Eventually, we would like the history mechanism to make a good guess about which graphical objects and widgets should be included in each type of panel, without the explicit rules that must be provided now. These would be the objects and widgets modified or referenced by the operations in the panel, and the UIMS should be able to detect this. However, the application writer needs to be able to override the default, and explicitly specify the contents for each kind of panel. To make it easier to write rules, Chimera's current rule language can refer to an object-based command class hierarchy. Since rules can refer to classes of commands, not just individual commands, application developers can write rules for large families of commands at once.
Initially the histories were editable only in the sense that the user could explicitly execute a command to undo the editor to a state represented by any panel, make changes to the editor scene, and redo the undone commands. This process often felt indirect and clumsy, so we added an option to convert the history panels into fully editable Chimera scenes.
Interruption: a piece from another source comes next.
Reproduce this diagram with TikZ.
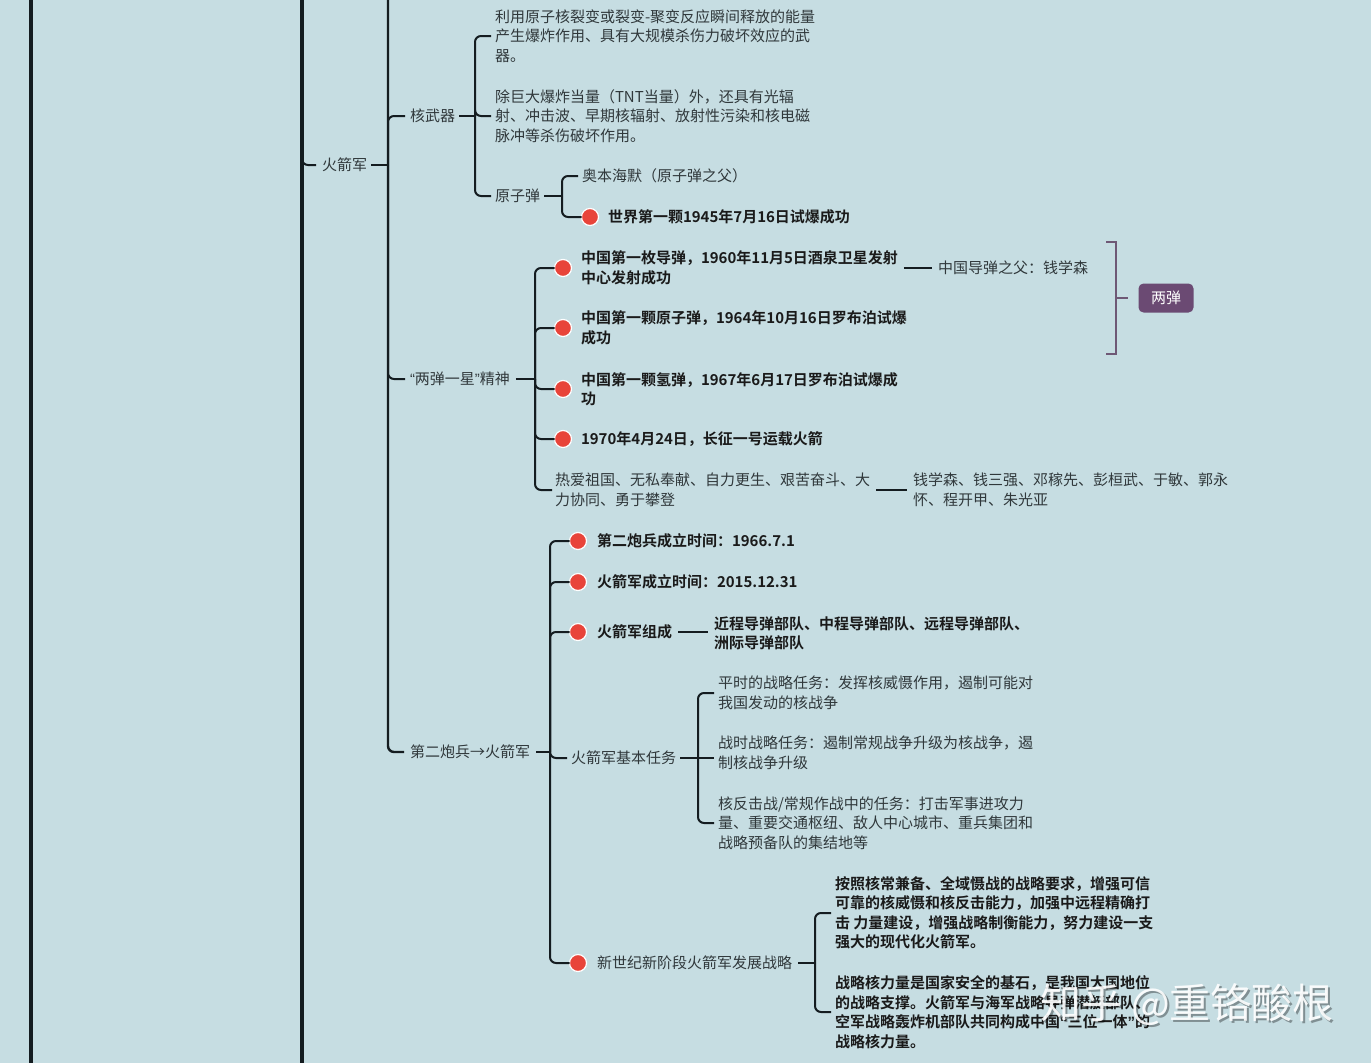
\documentclass[tikz,border=0pt]{standalone}
\usepackage{fontspec}
\setmainfont{Noto Sans CJK SC}[BoldFont={Noto Sans CJK SC Bold}]
\newfontfamily\qf{Liberation Sans}
\definecolor{bg}{HTML}{C6DDE2}
\definecolor{ln}{HTML}{141C20}
\definecolor{txt}{HTML}{30383B}
\definecolor{btxt}{HTML}{1A1A1A}
\definecolor{reddot}{HTML}{E8443A}
\definecolor{purp}{HTML}{6B4A73}
\definecolor{brk}{HTML}{6E5875}
\newcommand\fs{\fontsize{15}{19.5}\selectfont}
\newcommand\myLQ{{\qf “}}
\newcommand\myRQ{{\qf ”}}
\begin{document}
\begin{tikzpicture}[x=1pt,y=-1pt,
  every node/.style={inner sep=0pt, outer sep=0pt, anchor=west, font=\fs, text=txt, align=left},
  br/.style={draw=ln, line width=2pt, rounded corners=6pt},
  trunk/.style={draw=ln, line width=3.2pt},
  dotn/.style={circle, fill=reddot, draw=white, line width=1.2pt, minimum size=17pt, anchor=center},
  bt/.style={font=\fs\bfseries, text=btxt},
  pbox/.style={anchor=center, fill=purp, rounded corners=5pt, minimum width=55pt, minimum height=29pt, text=white},
  pbr/.style={draw=brk, line width=2pt},
]
\fill[bg] (0,0) rectangle (1371,1063);
\useasboundingbox (0,0) rectangle (1371,1063);

% vertical trunk coordinates
\coordinate (va) at (31,0);
\coordinate (vb) at (302,0);
\coordinate (v1) at (388,0);
\coordinate (v2) at (475,0);
\coordinate (v3) at (562,0);
\coordinate (v4) at (535,0);
\coordinate (v5) at (550,0);
\coordinate (v6) at (815,0);
\coordinate (v7) at (698,0);

% ---------- nodes ----------
\node (hjj) at (322,165) {火箭军};
\node (hwq) at (410,116) {核武器};
\node (t1) at (495,36) {利用原子核裂变或裂变-聚变反应瞬间释放的能量\\产生爆炸作用、具有大规模杀伤力破坏效应的武\\器。};
\node (t2) at (495,116) {除巨大爆炸当量（TNT当量）外，还具有光辐\\射、冲击波、早期核辐射、放射性污染和核电磁\\脉冲等杀伤破坏作用。};
\node (yzd) at (495,196) {原子弹};
\node (abhm) at (582,176) {奥本海默（原子弹之父）};
\node[dotn] (d0) at (590,217) {};
\node[bt] (sj) at (608,217) {世界第一颗1945年7月16日试爆成功};

\node (ldyx) at (410,379) {\myLQ 两弹一星\myRQ 精神};
\node[dotn] (d1) at (563,268) {};
\node[dotn] (d2) at (563,328) {};
\node[dotn] (d3) at (563,389) {};
\node[dotn] (d4) at (563,439) {};
\node[bt] (e1) at (581,268) {中国第一枚导弹，1960年11月5日酒泉卫星发射\\中心发射成功};
\node[bt] (e2) at (581,328) {中国第一颗原子弹，1964年10月16日罗布泊试爆\\成功};
\node[bt] (e3) at (581,389) {中国第一颗氢弹，1967年6月17日罗布泊试爆成\\功};
\node[bt] (e4) at (581,439) {1970年4月24日，长征一号运载火箭};
\node (rxz) at (555,490) {热爱祖国、无私奉献、自力更生、艰苦奋斗、大\\力协同、勇于攀登};
\node (qxs) at (938,268) {中国导弹之父：钱学森};
\node (names) at (913,490) {钱学森、钱三强、邓稼先、彭桓武、于敏、郭永\\怀、程开甲、朱光亚};
\node[pbox] (ld) at (1166,298) {两弹};

\node (dsb) at (410,752) {第二炮兵→火箭军};
\node[dotn] (f1) at (578,541) {};
\node[dotn] (f2) at (578,582) {};
\node[dotn] (f3) at (578,632) {};
\node[dotn] (f5) at (578,963) {};
\node[bt] (g1) at (597,541) {第二炮兵成立时间：1966.7.1};
\node[bt] (g2) at (597,582) {火箭军成立时间：2015.12.31};
\node[bt] (g3) at (597,632) {火箭军组成};
\node[bt] (g3b) at (714,633) {近程导弹部队、中程导弹部队、远程导弹部队、\\洲际导弹部队};
\node (jbrw) at (571,758) {火箭军基本任务};
\node (r1) at (718,693) {平时的战略任务：发挥核威慑作用，遏制可能对\\我国发动的核战争};
\node (r2) at (718,753) {战时战略任务：遏制常规战争升级为核战争，遏\\制核战争升级};
\node (r3) at (718,823) {核反击战/常规作战中的任务：打击军事进攻力\\量、重要交通枢纽、敌人中心城市、重兵集团和\\战略预备队的集结地等};
\node (g5) at (597,963) {新世纪新阶段火箭军发展战略};
\node[bt] (s1) at (835,913) {按照核常兼备、全域慑战的战略要求，增强可信\\可靠的核威慑和核反击能力，加强中远程精确打\\击 力量建设，增强战略制衡能力，努力建设一支\\强大的现代化火箭军。};
\node[bt] (s2) at (835,1012) {战略核力量是国家安全的基石，是我国大国地位\\的战略支撑。火箭军与海军战略导弹潜艇部队、\\空军战略轰炸机部队共同构成中国\myLQ 三位一体\myRQ 的\\战略核力量。};

% ---------- trunks ----------
\draw[trunk] (va) -- (31,1063);
\draw[trunk] (vb) -- (302,1063);
\draw[br] (302,150) |- ([xshift=-6pt]hjj.west);

% 火箭军
\draw[br] ([xshift=4pt]hjj.east) -- (v1 |- hjj.east);
\draw[br, line width=2.4pt] (v1) |- ([xshift=-6pt]dsb.west);
\draw[br] (v1 |- hjj.east) |- ([xshift=-5pt]hwq.west);
\draw[br] (v1 |- hjj.east) |- ([xshift=-5pt]ldyx.west);

% 核武器
\draw[br] ([xshift=4pt]hwq.east) -- (v2 |- hwq.east);
\draw[br] (v2 |- hwq.east) |- ([xshift=-4pt]t1.west);
\draw[br] (v2 |- hwq.east) |- ([xshift=-4pt]t2.west);
\draw[br] (v2 |- hwq.east) |- ([xshift=-4pt]yzd.west);

% 原子弹
\draw[br] ([xshift=4pt]yzd.east) -- (v3 |- yzd.east);
\draw[br] (v3 |- yzd.east) |- ([xshift=-4pt]abhm.west);
\draw[br] (v3 |- yzd.east) |- (d0.west);

% 两弹一星精神
\draw[br] ([xshift=6pt]ldyx.east) -- (v4 |- ldyx.east);
\draw[br] (v4 |- ldyx.east) |- (d1.west);
\draw[br] (v4 |- ldyx.east) |- (d2.west);
\draw[br] (v4 |- ldyx.east) |- (d3.west);
\draw[br] (v4 |- ldyx.east) |- (d4.west);
\draw[br] (v4 |- ldyx.east) |- ([xshift=-3pt]rxz.west);
\draw[br] ([xshift=6pt]e1.east) -- ([xshift=-6pt]qxs.west);
\draw[br] ([xshift=6pt]rxz.east) -- ([xshift=-6pt]names.west);

% purple bracket
\draw[pbr] (1106,242) -- (1116,242) -- (1116,354) -- (1106,354);
\draw[pbr] (1116,298) -- ([xshift=-11pt]ld.west);

% 第二炮兵→火箭军
\draw[br] ([xshift=6pt]dsb.east) -- (v5 |- dsb.east);
\draw[br] (v5 |- dsb.east) |- (f1.west);
\draw[br] (v5 |- dsb.east) |- (f2.west);
\draw[br] (v5 |- dsb.east) |- (f3.west);
\draw[br] (v5 |- dsb.east) |- ([xshift=-4pt]jbrw.west);
\draw[br] (v5 |- dsb.east) |- (f5.west);
\draw[br] ([xshift=6pt]g3.east) -- ([xshift=-6pt]g3b.west |- g3.east);

% 火箭军基本任务
\draw[br] ([xshift=4pt]jbrw.east) -- (v7 |- jbrw.east);
\draw[br] (v7 |- jbrw.east) |- ([xshift=-4pt]r1.west);
\draw[br] (v7 |- jbrw.east) -- ([xshift=-4pt]r2.west |- jbrw.east);
\draw[br] (v7 |- jbrw.east) |- ([xshift=-4pt]r3.west);

% 发展战略
\draw[br] ([xshift=6pt]g5.east) -- (v6 |- g5.east);
\draw[br] (v6 |- g5.east) |- ([xshift=-4pt]s1.west);
\draw[br] (v6 |- g5.east) |- ([xshift=-4pt]s2.west);

% watermark
\node[font=\fontsize{41}{41}\selectfont, text=black, opacity=0.35] (wmsh) at (1042,1007) {知乎 @重铬酸根};
\node[font=\fontsize{41}{41}\selectfont, text=white, opacity=0.9] (wm) at (1040,1005) {知乎 @重铬酸根};
\end{tikzpicture}
\end{document}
Now changes can be made directly in the panels themselves, and users can execute a command to propagate these changes into the history stream.
Though we initially developed editable graphical histories with the intention of using them as a visual representation for macros by example [Kurlander 88b], we postponed implementing this until the individual panels could be made editable. Having editable panels allows us to select objects and properties directly from the panels to be used as macro arguments, and to edit the macros in place. Editable graphical histories support macros by example in many other ways as well, as is discussed in Chapter 15.
Figure 3a is a postcard drawn in Chimera, and Figure 3b is the graphical history showing how the Adirondack mountains were added to the illustration. The graphical history here was recently generated by Chimera (March 1992), and reflects the changes that we made over the years. Note that panels are no longer separated into before and after rows. Also, now that the history mechanism is partially in the UIMS, it is much cleaner for the system to generate panels showing parts of the control panels, since the goal of separating applications from interfaces dictates that the editor itself not know about the appearance of these components.
In our graphical editor domain, history panels record only user-initiated commands. Now that we are moving the history mechanism into the UIMS, the histories will be able to record interesting non-interactive events as well. Predominantly non-interactive graphical programs might generate graphical logs, rather than interaction histories, to record the changing state of their display.
Though picture panels can visually represent operation sequences performed in the past, they can also depict sequences that might be invoked in the future. Such futures (as opposed to histories) could be used by a system that automatically infers likely interaction paths in presenting potential steps to the user. They could be used as part of an active tutorial system for an application, to teach people how to reach probable targets. Alternatively, these futures might act as a type of "power steering" by experts to reach their goals faster.
Several interesting representational issues present themselves that could also be the target of future research. It would be helpful to investigate how changes to a history can be represented clearly within the history itself, and how histories might represent multiple applications, sessions, or users. Graphical histories can become quite long, and additional methods could be developed to represent them more compactly and facilitate navigation through them.